If it can’t be seen, it can’t be managed!

Sin: Not realizing how much debt is incurred

Lesser sin: Aware of the debt, decide to take it on anyway

Virtue: Understand the tradeoffs of debt and incur for well understood strategic reason

/13
👋 Admit there’s a problem

Founders BS themselves and boards
Boards BS themselves

Entrepreneurs shouldn’t wait for tech debt to become a crippling problem before addressing it. While everyone's incentives are based on growth, debts can only be ignored for only so long.

/14
⚖️ Find the efficient frontier of technical debt

The “efficient frontier” of financial debt is a simple concept. Too much debt strangles growth via interest payment. Too little debt minimizes growth through lack of investment. Apply the same principle to technical debt.

/15
🚀 The spacecraft must be fixed mid-flight

There are no clean slates at startups.
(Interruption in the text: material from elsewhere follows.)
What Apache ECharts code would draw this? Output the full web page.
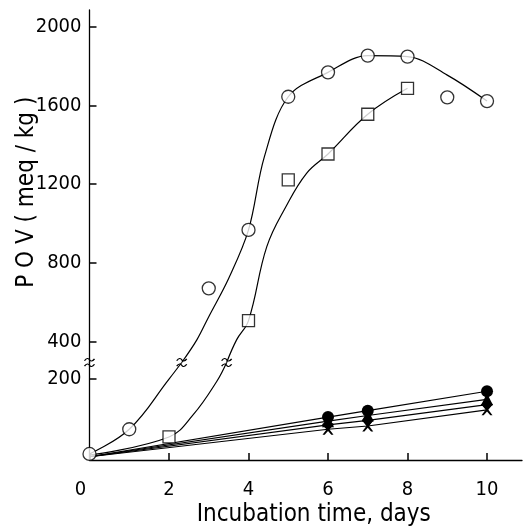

Five year planning cycles make sense at Oracle, not at VC-funded startups that expire in 12-18 months absent a further infusion of capital. Don’t wait for a perfect moment to tackle tech debt.

/16
📈 Adopt a scale mindset

There are $100M ARR startups with 20 person engineering teams, but they don’t luck into this kind of efficiency. It’s achieved by thinking steps ahead and making wise investments early on in the startup’s life.

/17
🧱 Design for Mass Customization

It’s one thing to build a custom feature for a client. It’s another to turn that feature on from within a mass-customizable codebase. Alway encourage the product team to think in terms of an architecture of mass customization vs. bespoke.

/18
✂️ Pay for shortcuts

Make liberal use of 3rd party tools to keep engineers focused on core value-adds. Engineers will gripe about the limits of these tools and the BoD might flinch at the cost. Still, when time and velocity are at a premium, tools are a great investment.

/19
💳 Prepay the debt with service revenue

Services get a bad rap as unscalable sources of revenue, but some of the best companies in SaaS have used services revenue to defray the cost of scaling. Maybe consider following their lead:

HT @chetanp

/20
🛒 Technical debt is a good reason to sell a startup

If a founder is looking at a multi-year rewrite of their codebase, there truly may be no better time to sell. Sometimes acquirers may not even care, as they may just migrate customers onto their own systems anyway.

/21
🏦 Debt is an imperfect metaphor

Unlike a real balance sheet, startups can never get back to even. Tech debt isn’t a burden to be temporarily managed & paid down. It’s a series of tradeoffs that permanently alter the trajectory of a startup.

Incur it carefully!

/22
Happy Holidays!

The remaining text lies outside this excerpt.